I recently returned from a family vacation to Ireland, where the bed and breakfast I stayed used washers in the cottages but not dryers. Line dry only. My mother-in-law, who still hangs most of her wash out to air dry, would have been impressed.
Turns out that both my Irish hosts and my mom-in-law know way more than I do about the most energy-efficient way to do laundry. A new study conducted by environmental and energy research firm Cadmus Group (called "Do the Savings Come Out in the Wash? A Large Scale Study of In-Situ Residential Laundry Systems") found that while many homeowners obsess about how much energy they can save by laundering their clothes in cold water versus hot water, they should actually be worrying way more about how much energy is going into drying.
Said David Korn, a Cadmus principal:
"Contrary to convention wisdom, the energy use of the washer is not an issue. Hot water used in washing clothes is moderately important, but we found that households only use hot water about 13 percent of the time. The majority of the energy consumed and potential savings arise in reduced operation of the clothes dryer -- not the washer."
Cadmus based its research on data collected by Onset HOBO energy monitoring systems that were connected to washers and dryers in about 115 different households. The locations used different tiers of technologies. Some were Energy Star-rated. Some were not. The capacities of the machines was also different from household to household. A veritable hodge-podge of test systems.
Here are some of the key findings that are detailed in the study:
- Washers that conform to the Consortium for Energy Efficiency (CEE) Tier 1 and Tier 2 standard save "substantial" amounts of water; Tier 3 machines don't save as much but Cadmus figures that's because they are usually running larger loads. CEE Tier 1 standards for energy efficiency are roughly the equivalent of Energy Star criteria. (Tier 2 and Tier 3 offer tougher standards.)

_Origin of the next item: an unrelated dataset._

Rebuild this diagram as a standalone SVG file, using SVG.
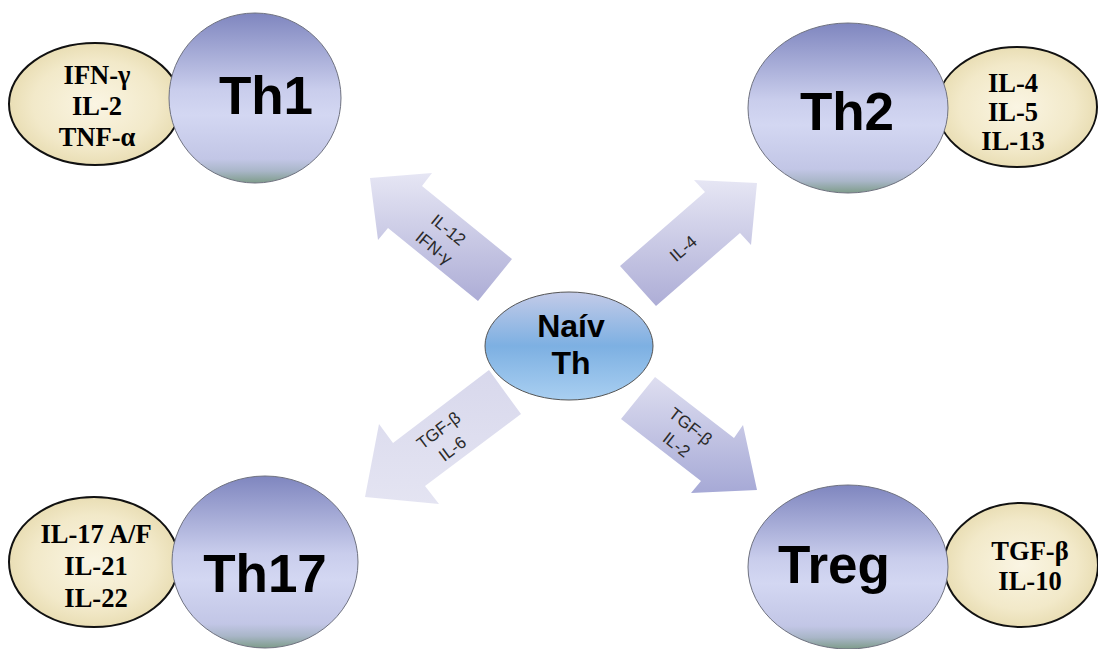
<svg xmlns="http://www.w3.org/2000/svg" width="1098" height="649" viewBox="0 0 1098 649">
<defs>
<linearGradient id="gBig" x1="0" y1="0" x2="0" y2="1">
<stop offset="0" stop-color="#7f86bf"/>
<stop offset="0.45" stop-color="#c9cdec"/>
<stop offset="0.6" stop-color="#d3d7f2"/>
<stop offset="0.86" stop-color="#c2c6e6"/>
<stop offset="0.93" stop-color="#a9b6c8"/>
<stop offset="1" stop-color="#7e9c8a"/>
</linearGradient>
<radialGradient id="gSmall" cx="0.5" cy="0.5" r="0.6">
<stop offset="0" stop-color="#faf5e3"/>
<stop offset="0.6" stop-color="#f2e9c9"/>
<stop offset="1" stop-color="#e3d6a6"/>
</radialGradient>
<linearGradient id="gNaive" x1="0" y1="0" x2="0" y2="1">
<stop offset="0" stop-color="#c3cbe8"/>
<stop offset="0.5" stop-color="#7db0e2"/>
<stop offset="1" stop-color="#a9cff1"/>
</linearGradient>
<linearGradient id="gArrUp" x1="0" y1="0" x2="0" y2="1">
<stop offset="0" stop-color="#e6e6f4"/>
<stop offset="1" stop-color="#adadd6"/>
</linearGradient>
<linearGradient id="gArrDL" x1="0" y1="0" x2="0" y2="1">
<stop offset="0" stop-color="#d8d8ec"/>
<stop offset="1" stop-color="#e4e4f2"/>
</linearGradient>
<linearGradient id="gArrDR" x1="0" y1="0" x2="0" y2="1">
<stop offset="0" stop-color="#dedef0"/>
<stop offset="1" stop-color="#a6a9d6"/>
</linearGradient>
</defs>
<style>
.big{fill:url(#gBig);stroke:#6f7280;stroke-width:1}
.small{fill:url(#gSmall);stroke:#111;stroke-width:2}
.bl{font-family:"Liberation Sans",Arial,sans-serif;font-weight:bold;font-size:53px;fill:#000;text-anchor:middle}
.cy{font-family:"Liberation Serif","Times New Roman",serif;font-weight:bold;font-size:26.5px;fill:#000;text-anchor:middle}
.al{font-family:"Liberation Sans",Arial,sans-serif;font-size:17px;fill:#2a2a2a;text-anchor:middle}
.nl{font-family:"Liberation Sans",Arial,sans-serif;font-weight:bold;font-size:32px;fill:#000;text-anchor:middle}
</style>
<rect width="1098" height="649" fill="#ffffff"/>

<g id="connectors">
<g id="arrow-th1">
<polygon points="478,301 388,228 378,240 370,178 432,173 422,186 512,259" fill="url(#gArrUp)"/>
<g transform="translate(441,239) rotate(39)">
<text class="al" x="0" y="-6">IL-12</text>
<text class="al" x="0" y="17">IFN-γ</text>
</g>
</g>
<g id="arrow-th2">
<polygon points="620,266 705,192 694,180 757,183 751,245 740,233 656,306" fill="url(#gArrUp)"/>
<text class="al" transform="translate(687,253) rotate(-41)" x="0" y="0">IL-4</text>
</g>
<g id="arrow-th17">
<polygon points="521,414 425,486 439,504 365,497 379,424 393,443 489,370" fill="url(#gArrDL)"/>
<g transform="translate(445,439) rotate(-37)">
<text class="al" x="0" y="-5">TGF-β</text>
<text class="al" x="0" y="18">IL-6</text>
</g>
</g>
<g id="arrow-treg">
<polygon points="655,377 734,438 743,425 757,490 691,493 701,481 621,419" fill="url(#gArrDR)"/>
<g transform="translate(684,435) rotate(38)">
<text class="al" x="0" y="-5">TGF-β</text>
<text class="al" x="0" y="18">IL-2</text>
</g>
</g>
</g>

<g id="th1">
<ellipse class="small" cx="95" cy="104" rx="86" ry="61"/>
<text class="cy" x="97" y="84">IFN-γ</text>
<text class="cy" x="97" y="115">IL-2</text>
<text class="cy" x="97" y="146">TNF-α</text>
<ellipse class="big" cx="255" cy="98" rx="86" ry="85"/>
<text class="bl" x="266" y="114">Th1</text>
</g>

<g id="th2">
<ellipse class="small" cx="1017" cy="107" rx="80" ry="60"/>
<text class="cy" x="1013" y="92">IL-4</text>
<text class="cy" x="1013" y="121">IL-5</text>
<text class="cy" x="1013" y="150">IL-13</text>
<ellipse class="big" cx="848" cy="108" rx="100" ry="85"/>
<text class="bl" x="847" y="130">Th2</text>
</g>

<g id="th17">
<ellipse class="small" cx="94" cy="562" rx="85" ry="65"/>
<text class="cy" x="96" y="543">IL-17 A/F</text>
<text class="cy" x="96" y="575">IL-21</text>
<text class="cy" x="96" y="607">IL-22</text>
<ellipse class="big" cx="265" cy="562" rx="93" ry="86"/>
<text class="bl" x="265" y="592">Th17</text>
</g>

<g id="treg">
<ellipse class="small" cx="1021" cy="565" rx="77" ry="62"/>
<text class="cy" x="1030" y="560">TGF-β</text>
<text class="cy" x="1030" y="590">IL-10</text>
<ellipse class="big" cx="848" cy="567" rx="100" ry="82"/>
<text class="bl" x="834" y="583">Treg</text>
</g>

<g id="naive">
<ellipse cx="569" cy="346" rx="84" ry="54" fill="url(#gNaive)" stroke="#555" stroke-width="1"/>
<text class="nl" x="571" y="337">Naív</text>
<text class="nl" x="571" y="374">Th</text>
</g>
</svg>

- Consumers should expect the most efficient clothes dryers to use about 12 gallons of water per load.
- The average amount of energy used by washers in the study was 0.20 kilowatt-hours per cycle; the average electricity used by a CEE Tier 1 efficiency dryer is 2.63 kilowatt-hours. The study found that approximately 82 percent of the energy used per load of laundry came from the clothes dryer versus 13 percent for heating the water and 6 percent for running the washer.
- Spin settings make a difference for energy efficiency results. More efficient washers will spin at faster rates than previous technologies. HOWEVER, a Tier 1 washer will use less energy on the slow spin setting than a Tier 3 washer set on the medium setting. Go figure. So knowledge of spin cycles would be useful.
- Automatic sensors can help make sure that dryers don't run longer than necessary, which will have a big impact on energy consumption.
- Many advanced (aka "smart") clothes washers will use a small amount of energy during the standby mode that will add up over time. That's the downside to the automation and awareness they bring to the clothes laundering process.